1 - The first step to install the spring is to dry fit the spring. Although installing the spring is not easy, you want to check loosly by test fitting it on the bottom, removing it, and test fitting it on the top to see how the spring will fit. The spring must be seated securely in the lower control arm, and then it must appropriately seat in the spring isolator gasket that attaches to the top of the spring perch. The spring isolator must be installed first, so it's imperative that you determine exactly how it will sit when the spring is properly installed.

2 - The second step in installing the springs is to attach the steering knuckle to the upper control arm's ball joint. It can't hurt to really snug down the upper ball joint bolt to the steering knuckle at this time.

3 - Once the steering knuckle is installed, you'll want to plan how you intend to install the spring. I won't lie to you, this is the most difficult part of the installation. It's easier if you are re-using old worn springs, or going with lowering springs. However, Installing new springs will make this a difficult job. Don't worry about the new paint on the suspension, you can touch it up later. You'll want to position a jack under the lower ball joint (make sure the grease fitting is not yet installed), and get the spring into position. Next, use a spring compressor on the FORWARD side of the spring. This is the ONLY place you can realistically get a spring compressor on the spring in a Fiero configuration.
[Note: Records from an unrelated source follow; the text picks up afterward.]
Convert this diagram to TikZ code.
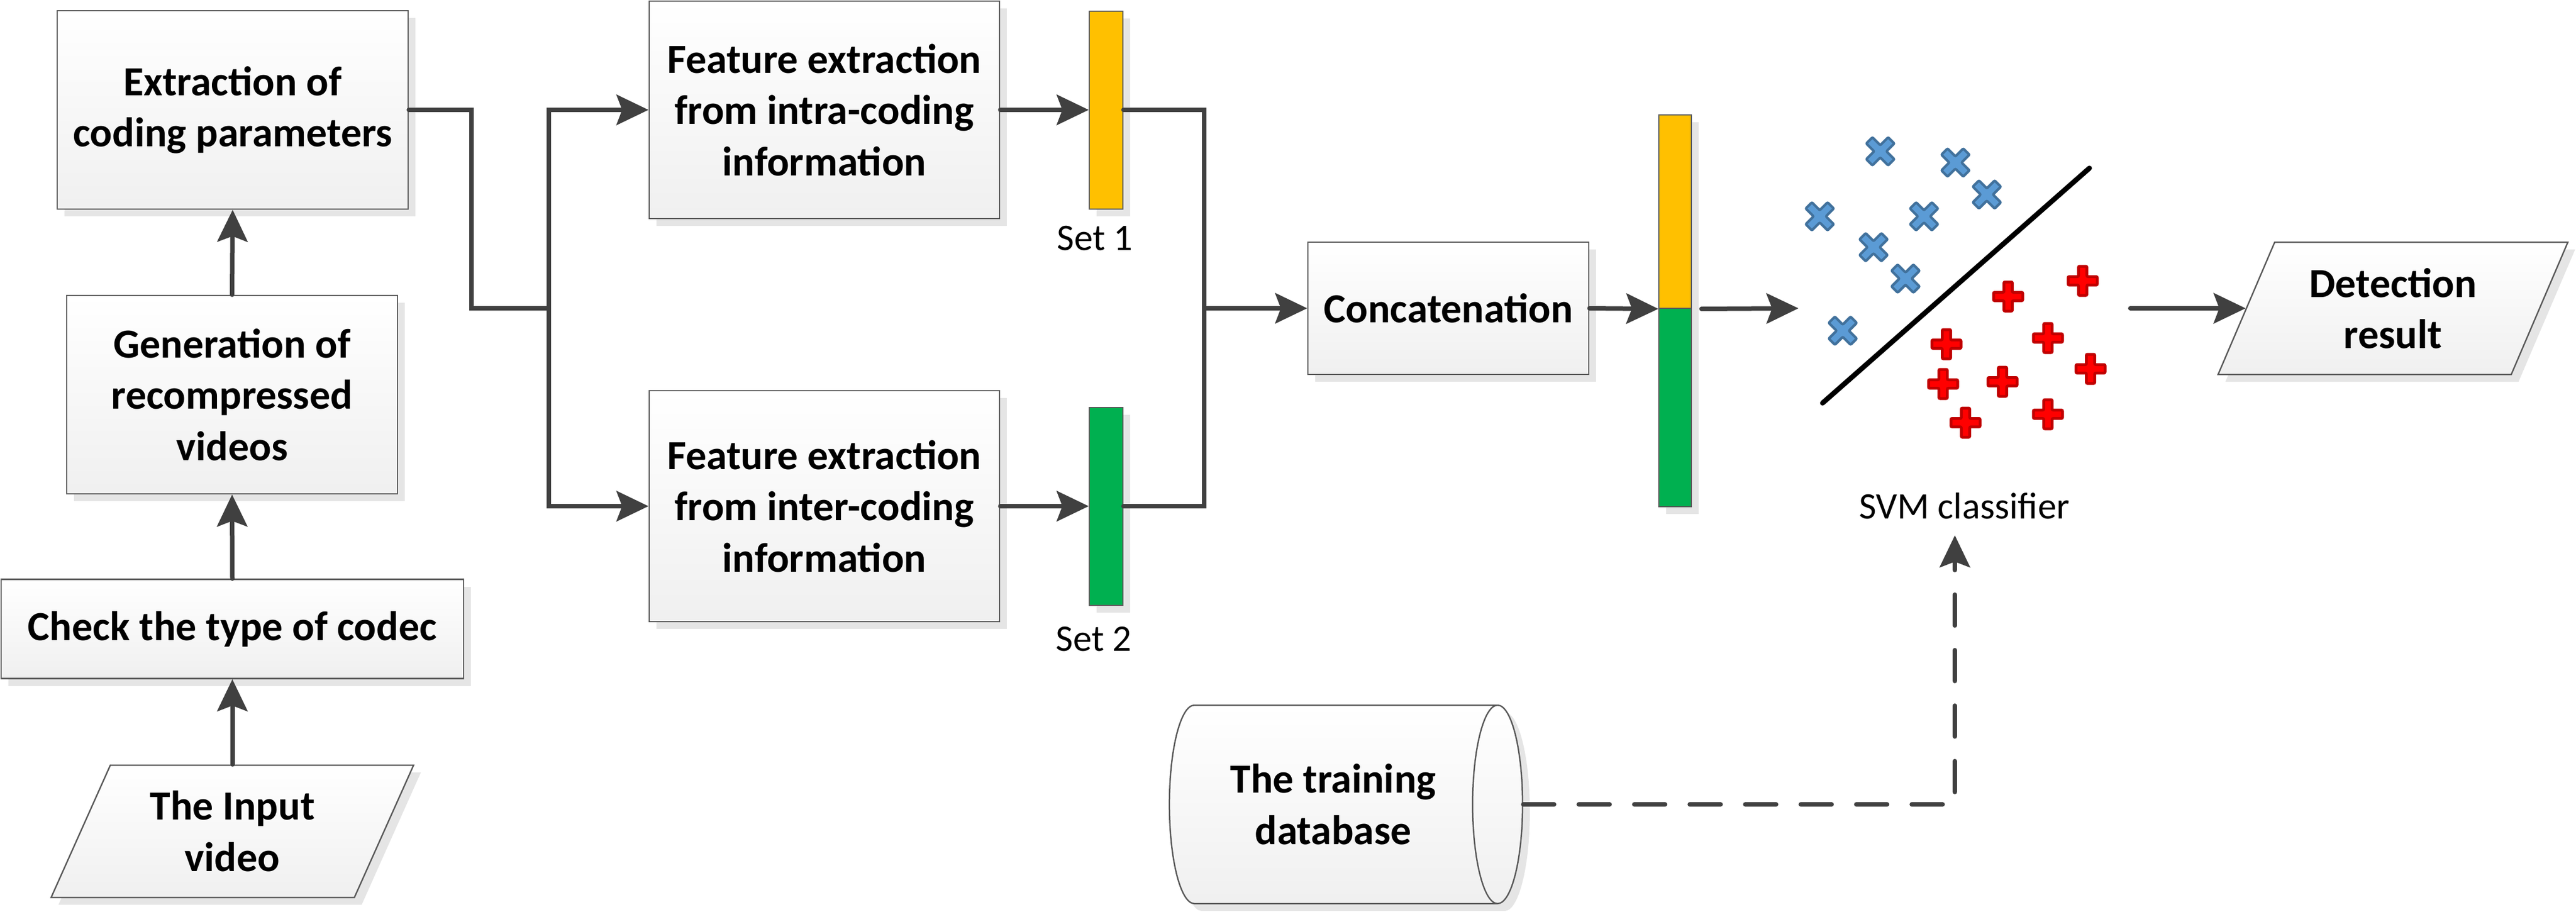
\documentclass[tikz,border=0pt]{standalone}
\usepackage{fontspec}
\setmainfont{Carlito}
\usepackage{xcolor}
\usepackage{tikz}
\usetikzlibrary{arrows.meta, shapes.geometric, shadows}

\definecolor{linegray}{HTML}{404040}
\definecolor{edgegray}{HTML}{595959}
\definecolor{setyellow}{HTML}{FFC000}
\definecolor{setgreen}{HTML}{00B050}
\definecolor{xblue}{HTML}{5B9BD5}
\definecolor{xblueline}{HTML}{41719C}
\definecolor{pred}{HTML}{FF0000}
\definecolor{predline}{HTML}{C00000}

\newcommand{\boxfont}{\bfseries\fontsize{21}{26}\selectfont}
\newcommand{\labelfont}{\fontsize{19}{22}\selectfont}

\tikzset{
  boxshadow/.style={drop shadow={shadow xshift=1.3mm, shadow yshift=-1.3mm, fill=black!10, opacity=1}},
  block/.style={draw=edgegray, line width=0.25mm, top color=white, bottom color=black!6,
    boxshadow, align=center, inner sep=0pt, font=\boxfont},
  iobox/.style={block, trapezium, trapezium left angle=63.6, trapezium right angle=116.4,
    trapezium stretches=true, minimum height=23.6mm},
  setbar/.style={draw=edgegray, line width=0.2mm, minimum width=6mm, minimum height=35.3mm,
    inner sep=0pt, boxshadow},
  setlabel/.style={font=\labelfont, inner sep=0pt},
  conn/.style={draw=linegray, line width=0.8mm, line cap=round},
  arr/.style={conn, -{Stealth[length=5.7mm, width=5.4mm, inset=1mm]}},
  bluecross/.pic={\filldraw[fill=xblue, draw=xblueline, line width=0.45mm, rounded corners=0.2mm]
    (-25,-14) -- (-14,-25) -- (0,-11) -- (14,-25) -- (25,-14) -- (11,0) -- (25,14)
    -- (14,25) -- (0,11) -- (-14,25) -- (-25,14) -- (-11,0) -- cycle;},
  redplus/.pic={\filldraw[fill=pred, draw=predline, line width=0.5mm, rounded corners=0.2mm]
    (-7.5,-26) -- (7.5,-26) -- (7.5,-7.5) -- (26,-7.5) -- (26,7.5) -- (7.5,7.5) -- (7.5,26)
    -- (-7.5,26) -- (-7.5,7.5) -- (-26,7.5) -- (-26,-7.5) -- (-7.5,-7.5) -- cycle;}
}

\begin{document}
\begin{tikzpicture}[x=0.1mm, y=-0.1mm]
        \useasboundingbox (0,0) rectangle (4595,1626);
        % Draw the input chain
        \node[iobox, minimum width=64.7mm] (input) at (414.5,1483) {The Input\\video};
        \node[block, minimum width=82.5mm, minimum height=17.7mm] (codec) at (414.5,1122) {Check the type of codec};
        \node[block, minimum width=59mm, minimum height=35.4mm] (regen) at (414,704) {Generation of\\recompressed\\videos};
        \node[block, minimum width=62.6mm, minimum height=35.4mm] (extract) at (415,196) {Extraction of\\coding parameters};
        % Draw the feature extractors and feature sets
        \node[block, minimum width=62.5mm, minimum height=38.8mm] (intra) at (1470.5,196) {Feature extraction\\from intra-coding\\information};
        \node[block, minimum width=62.5mm, minimum height=41.2mm] (inter) at (1470.5,903) {Feature extraction\\from inter-coding\\information};
        \node[setbar, fill=setyellow] (set1) at (1973,196) {};
        \node[setbar, fill=setgreen] (set2) at (1973,903) {};
        \node[setlabel] (set1lbl) at (1953,425) {Set 1};
        \node[setlabel] (set2lbl) at (1951,1140) {Set 2};
        % Draw the concatenation and the joint vector
        \node[block, minimum width=50.1mm, minimum height=23.6mm] (concat) at (2583.5,550) {Concatenation};
        \node[setbar, fill=setyellow, minimum width=5.8mm, minimum height=34.5mm] (cattop) at (2988,377.5) {};
        \node[setbar, fill=setgreen, minimum width=5.8mm, minimum height=35.4mm] (catbot) at (2988,727) {};
        % Draw the classifier
        \draw[line width=0.9mm, line cap=round] (3251,719) -- (3727,300);
        \foreach \px/\py in {3354/270, 3488/290, 3544/347, 3246/386, 3432/386, 3342/441, 3399/497, 3287/590}
          \pic at (\px,\py) {bluecross};
        \foreach \px/\py in {3715/501, 3582/529, 3653/603, 3472/614, 3729/658, 3466/685, 3572/681, 3506/754, 3653/739}
          \pic at (\px,\py) {redplus};
        \node[setlabel] (svmlbl) at (3504,903) {SVM classifier};
        \node[iobox, minimum width=62.4mm] (detect) at (4268.5,550) {Detection\\result};
        \node[block, cylinder, aspect=0.62, minimum width=35.4mm, minimum height=63mm] (traindb) at (2378,1435) {The training\\database};
        \coordinate (fork) at (979,550);
        \coordinate (merge) at (2148,550);
        \coordinate (svmin) at (3208,550);
        \coordinate (svmout) at (3800,550);
        \coordinate (svmbase) at (3487,955);
        % Draw arrows
        \draw[arr] (input.north -| codec.south) -- (codec.south);
        \draw[arr] (codec.north) -- (regen.south);
        \draw[arr] (regen.north) -- (extract.south);
        \draw[conn] (extract.east) -- ++(112,0) |- (fork);
        \draw[arr] (fork) |- (intra.west);
        \draw[arr] (fork) |- (inter.west);
        \draw[arr] (intra.east) -- (set1.west);
        \draw[arr] (inter.east) -- (set2.west);
        \draw[conn] (set1.east) -| (merge) |- (set2.east);
        \draw[arr] (merge) -- (concat.west);
        \draw[arr] (concat.east) -- (cattop.south west);
        \draw[arr] ([xshift=1.7mm]cattop.south east) -- (svmin);
        \draw[arr] (svmout) -- (detect.west);
        \draw[arr, dash pattern=on 5.5mm off 4.4mm] (traindb.east) -| (svmbase);
\end{tikzpicture}
\end{document}
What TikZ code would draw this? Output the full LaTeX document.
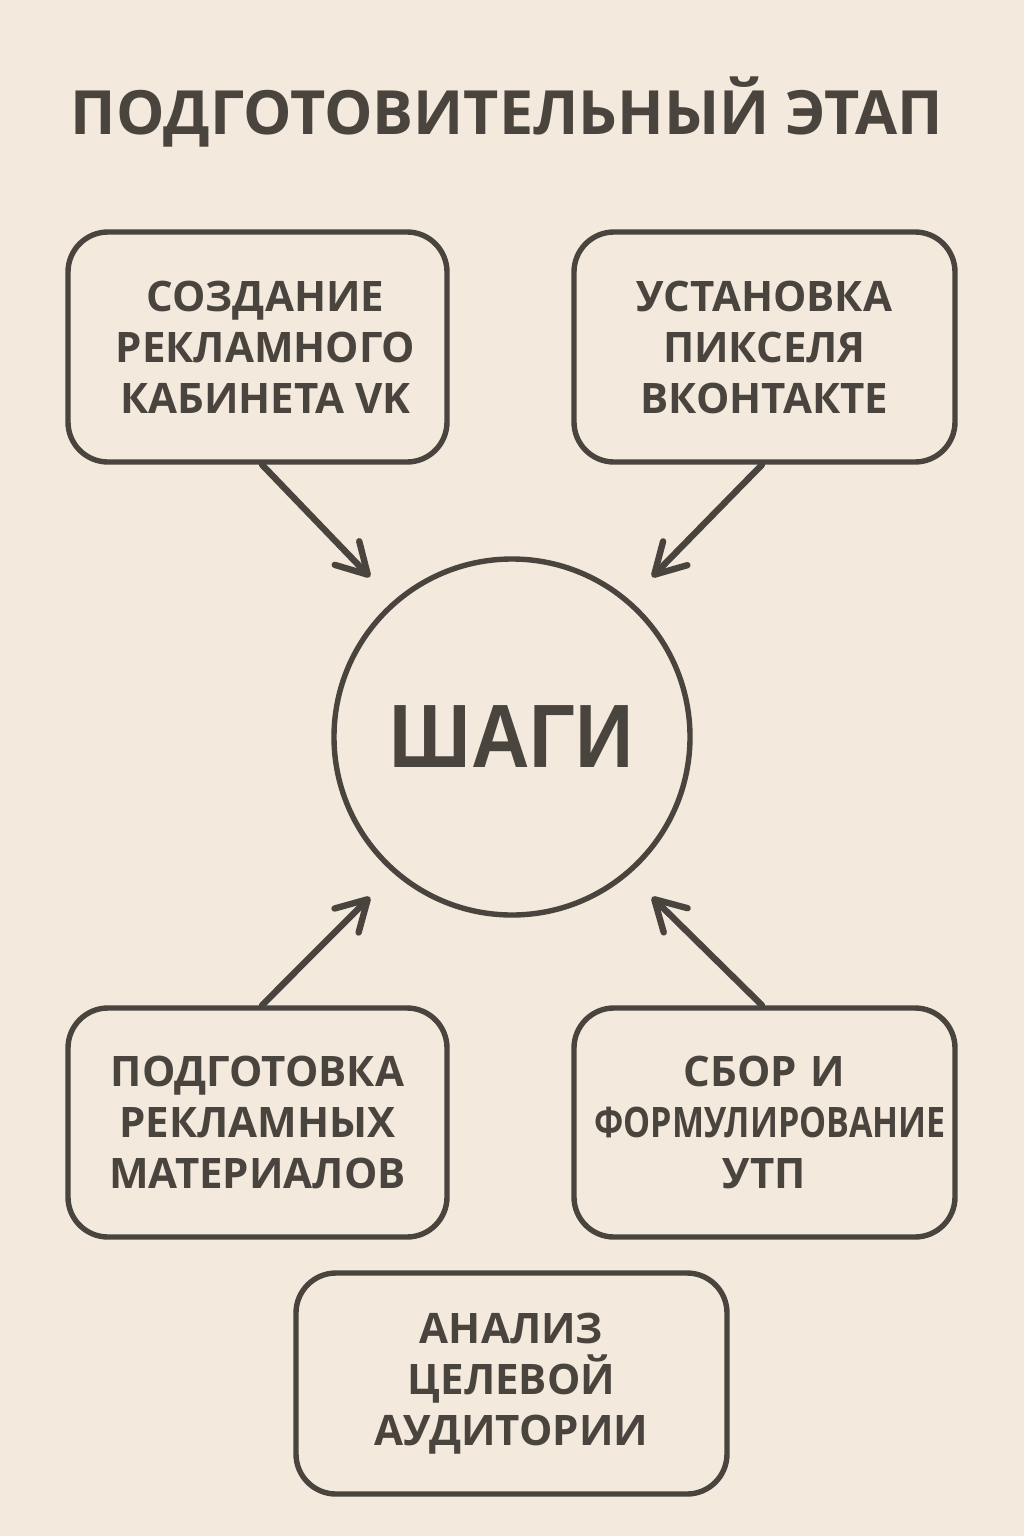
\documentclass[tikz,border=0pt]{standalone}
\usepackage{fontspec}
\setmainfont{Open Sans}
\newfontfamily\arialish{Liberation Sans}
\usetikzlibrary{arrows.meta}
\definecolor{bg}{RGB}{243,233,220}
\definecolor{ink}{RGB}{74,68,62}
\begin{document}
\begin{tikzpicture}[x=0.5pt,y=-0.5pt,
  box/.style={draw=ink,line width=2.7pt,rounded corners=20pt,fill=bg,text=ink,
    align=center,font=\bfseries\fontsize{21}{25.5}\selectfont,inner sep=0pt},
  conn/.style={draw=ink,line width=3.2pt,line cap=round,
    -{Straight Barb[length=15pt,width=17pt,line cap=round,line join=round]}}]
\fill[bg] (0,0) rectangle (1024,1536);
\useasboundingbox (0,0) rectangle (1024,1536);
\node[text=ink,font=\bfseries\fontsize{30.5}{36}\selectfont] (title) at (507,112) {ПОДГОТОВИТЕЛЬНЫЙ ЭТАП};
\node[box,minimum width=189.5pt,minimum height=115pt] (b1) at (257.5,347) {\hspace*{8pt}СОЗДАНИЕ\\\hspace*{8pt}РЕКЛАМНОГО\\\hspace*{8pt}КАБИНЕТА VK};
\node[box,minimum width=190.5pt,minimum height=115pt] (b2) at (764.5,347) {УСТАНОВКА\\ПИКСЕЛЯ\\ВКОНТАКТЕ};
\node[box,minimum width=189.5pt,minimum height=114.5pt] (b3) at (257.5,1122.5) {ПОДГОТОВКА\\РЕКЛАМНЫХ\\МАТЕРИАЛОВ};
\node[box,minimum width=190.5pt,minimum height=114.5pt,text width=170pt] (b4) at (764.5,1122.5) {СБОР И\\\scalebox{0.81}[1]{ФОРМУЛИРОВАНИЕ}\\УТП};
\node[box,minimum width=215.5pt,minimum height=110.5pt] (b5) at (511.5,1383.5) {АНАЛИЗ\\ЦЕЛЕВОЙ\\АУДИТОРИИ};
\node[draw=ink,line width=2.7pt,circle,minimum size=178pt,inner sep=0pt,text=ink] (c) at (512,737)
  {\scalebox{0.9}[1]{\arialish\bfseries\fontsize{45}{50}\selectfont ШАГИ}};
\coordinate (t1) at (370,577);
\coordinate (t2) at (652,577);
\coordinate (t3) at (370,897);
\coordinate (t4) at (652,897);
\draw[conn] (b1.south) ++(4.5,0) -- (t1);
\draw[conn] (b2.south) ++(-2.5,0) -- (t2);
\draw[conn] (b3.north) ++(4.5,0) -- (t3);
\draw[conn] (b4.north) ++(-2.5,0) -- (t4);
\end{tikzpicture}
\end{document}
While using brute strength, push up on the spring (making sure it's properly seated in the upper spring perch FIRST with it properly seated in the spring isolator, then take your right (or left) foot, and push hard on the spring. It should pop into place on the lower control arm. Keep it there as best as you can with your foot while you attempt to jack the control arm up with the floor jack. This will compress the spring a bit more and help lock it into place.
*NOTE: I used tape on spring compressor arms to help protect the paint.

4 - If you made it past that last step, you'll quickly want to position the steering knuckle over the lower ball joint shaft, and install the castellated nut. Relax... it's installed and the hardest part is done... I mean, at least until you have to do the rear suspension...

5 - Some last minute things I did was torque the bolts which I will no longer have access to when the suspension is sitting on the tires. I also installed the grease fittings, cotter pins, and touched up the paint with a brush.


Unfortunately, I had a lot of complications when uninstalling the anti-sway bar. Many years ago when installing poly bushings for the sway bar, I snapped a bolt off the frame. I took it to a shop where they actually cut a hole in the frame and welded in a new nut. When removing these bolts myself this time, three of them snapped off, and one of them ended up with stripped threads.

To resolve this, I decided to drill out all four of the holes, and install a set of grade-8 hardened bolts that I can use to properly attach the anti-sway bar to. Unfortunately, I sufffered an accident in the process: "Pirate Todd"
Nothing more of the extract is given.